A: CIO’s boy-porn-perusing boyfriend is cruising the Internet for gay porn and personals, obsessed with the “taboo” of homosexuality, and having sex with men. Worried that he might be gay, CIO mentions that their sex life is good, “owing to the fact that it takes him a very long time to reach orgasm. In fact, sometimes he doesn’t get there at all.”

For me, that long-time-to-reach, sometimes-doesn’t-get-there stuff was the red “not bisexual, gay” flag. One reader who agreed with my take on CIO’s boyfriend chided me for not giving proper emphasis to this revealing detail: “You failed to mention, Dan, that CIO’s boyfriend’s sexual stamina is probably because she doesn’t really turn him on, and/or he has trouble fantasizing about his chat room buddies when he’s in bed with her and not at his PC.”

So let’s emphasize it now: CIO’s boyfriend, unlike a truly bisexual dude, doesn’t sound very passionate about heterosexual sex. That CIO’s boyfriend was able to fuck her does not, “make it clear that he’s not gay.” If fucking a woman proves a man’s not gay, then I’m not gay. Like almost all gay men out there, AA, I have successfully fucked women — I had to think about guys the whole time, and it didn’t always work (I didn’t always “get there”), but I managed.

So while I’m willing to acknowledge that there are lots of bisexuals out there, AA, you have to be willing to acknowledge that there are lots of closet cases out there too — and some are so motivated to remain closeted, as I once was, that they’ll fuck women to “prove” they’re straight. Refusing to believe CIO’s boyfriend is bisexual doesn’t mean I don’t believe that other people aren’t bisexual. You, for instance. You say you’re bisexual and why would I doubt you? You’ve got the wounded tone of the professional bisexual down pat — not to mention the hypocrisy. (It’s not OK for me to “claim” CIO’s boyfriend is gay, but you can claim him as bi?)

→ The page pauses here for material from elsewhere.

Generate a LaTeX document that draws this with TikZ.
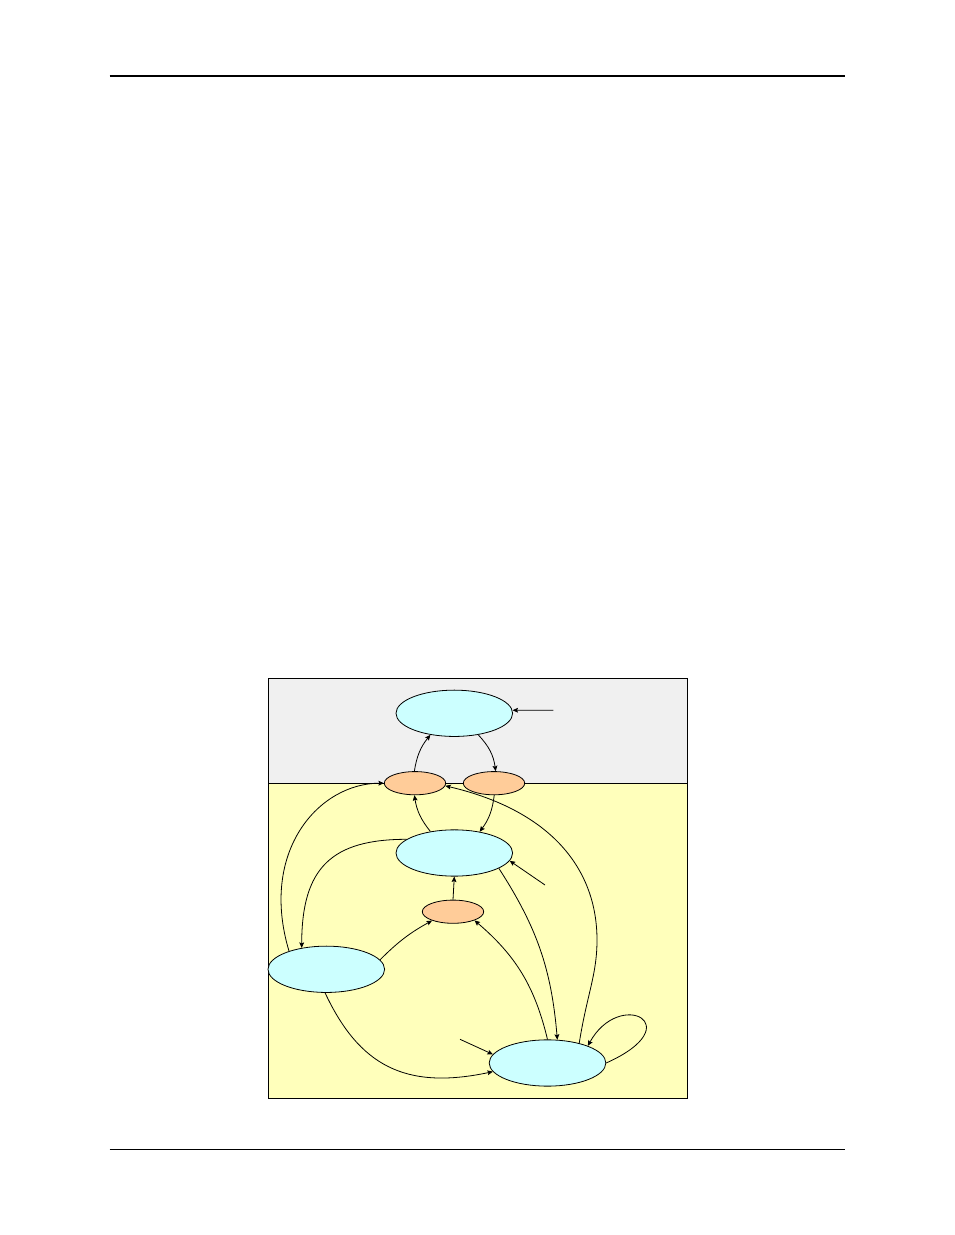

To out fags, AA, the antics of closet cases with girlfriends are an embarrassment and a relic. It doesn’t exactly flatter me or other gay men to count him in our numbers. If I thought he were bi, AA, I’d be happy to let you have him.

Q: If “Confused in Ohio” doesn’t want to listen to your advice, perhaps she’ll take mine. Everything she described happened to me 14 years ago. My boyfriend wanted desperately not to be gay, and did his best to convince me too. Sex was fairly decent, in part because he was very motivated to please me and he rarely came. (I didn’t think about the implications of that fact.) He told me, “That’s just how I am.” After we got married, he told me that the gay porn I kept finding was “only a hobby.” I tried for many years to be open-minded and accepting, but got tired of waking up in the night, alone in the bed, knowing that he was in the computer room masturbating to more gay porn. After 12 years of marriage and three kids, he came out and we divorced. CIO: Dump your gay boyfriend before he becomes your gay husband, gay father of your children, and gay ex-husband. —Been There In Iowa

A: Thanks for sharing, BTII.

Q: What’s your gripe with Rufus Wainwright? He’s a wonderful singer/songwriter, he’s out, and he’s adorable. Why all the Rufus-bashing in last week’s column? —Jeff

A: I actually like Rufus Wainwright, Jeff. I’ve been a fan since Equality Rocks, a concert held in Washington, D.C., after one of those quickly forgotten gay marches for freedom, equality, T-shirts, and an end to AIDS, racism, lookism, ageism, and other bad stuff. Unlike everyone else who took to the stage that day — Anne Heche, Ellen DeGeneres, George Michael et al. — Rufus refrained from making a complete ass of himself. That was then. In an interview in The New York Times a few weeks back, Wainwright discussed his recent emergence from “gay hell” — basically, he’d been using way too many drugs and having way too much sex, and made himself miserable in the process. I found Rufus’ “gay hell” comments annoying, Jeff, as no one is cast into gay hell — people dive into that particular lake of fire voluntarily, which makes it hard to sympathize with guys who complain about the time they spend there. So I was just, er, tweaking Rufus about the gay-hell thing.